Converting a While Loop into a Function using an Iterator in Python

#python #tutorial #architecture #api

I've been working on tax software to help you calculate the taxes on all those hard-earned ~~losses~~ gains you made on crypto over the last year. It has actually been a very interesting learning experience since there are so many exchanges out there and every one of them seems to have their own special way of building out their API. Earlier, I covered an amazing python module that helps bring some sanity to the chaos - CCXT.

And it has helped speed things along with software development. I just finished a plugin for Binance.com that allows users to pull in most of the information they need to retrieve and process their transaction information from that exchange. However, only Binance.com is available currently, and I would like to make it easier to build out more plugins for more exchanges more quickly.
That's why we decided to abstract out the CCXT goodness into an abstract class that other users can then extend and add exchange-specific logic to. Easy enough, right?

Every exchange seems to have a different way to do things though. One issue with retrieving transaction data from a server is that there could potentially be hundreds if not thousands of transactions that need to be downloaded. That obviously takes up a lot of resources that an exchange wouldn't like to tie up. So, it breaks larger pieces of data into pieces called pages. Moving through this data is done by pagination.

Well, every exchange seems to have its own way of pagination. Binance.com uses date-based pagination while Coinbase uses page-based pagination. Still other exchanges use id-based pagination. All of these pagination methods are essentially while loops that keep pulling data from the server until all the data has been retrieved. Parameters will have to be adjusted on each call of the endpoint based on the data previously retrieved.

My first idea was to build a class that resolved the condition of the while loop. It would take the previous result set, evaluate and return a bool. In that same function, it would readjust the values of the parameters to pull the new set of data.

def evaluate_loop_expression(self, current_results: Any) -> bool:

        # First time the loop is executed, results will be None
        if current_results is None:
            return True

        # Did we reach the end of this market?
        end_market: bool = False

        if len(current_results):
            # All times are inclusive
            self.__since = current_results[len(current_results) - 1][_TIMESTAMP] + 1
        else:
            end_market = True

        if end_market and self.has_more_markets():
            self.__since = self.__exchange_start_time
            self.next_market()
            return True

        return False

Basically, it shifts self.__since, which marks the first timestamp to start pulling data from forward to the end of the current_results. Or, if we pulled everything from this market (eg. BTCUSD) we can move on to the next market (eg. ETHUSD). Then, it returns True if there is more data to pull or False if not.

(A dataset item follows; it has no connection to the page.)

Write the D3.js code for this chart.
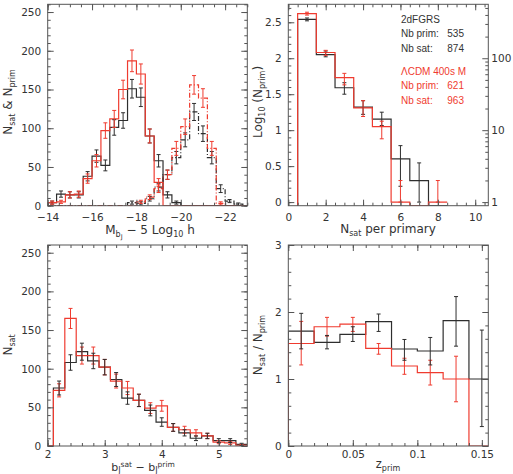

This would be the condition evaluated in order to keep the while loop going:

while self.evaluate_loop_expression(results):
  # Fetch a new set of results with changed parameters.
  results = client.fetchTrades(self.parameters)

This worked okay. However, one function was serving two purposes and that is a bit of no-no in programming. So, how do you make this more readable and keep the same function?

A lot of things are happening here. We need to change the fields being used to pull data based on previous data and then break out of the while loop if there is no more data to be retrieved.

A simple iterator doesn't seem to work since we need to edit what is being returned by the iterator depending on what the previous results were.

To make something iterable in Python, we need to define __iter__, which will initialize and return an iterator.

An iterator is a class that implements __next__, which returns the next set of objects being iterated over.

Although an iterator can be iterable (implement __iter__), it doesn't have to be. For example, str is iterable and returns an iterator that iterates over the characters in the string.

So, what we need here is an iterator that we can update on each loop.

What I ended up with was 3 classes:
1) a pagination detail set that was iterable (returns an iterator when iter() is called on it)
2) a pagination iterator returned from 1) that returns new pagination details when next() is called on it.
3) a NamedTuple of the pagination details.

This is a lot more work, but it has a much cleaner design.

Here is the DateBasedPaginationDetailSet version of 1):

class AbstractPaginationDetailSet:
    def __iter__(self) -> "AbstractPaginationDetailsIterator":
        raise NotImplementedError("Abstract method")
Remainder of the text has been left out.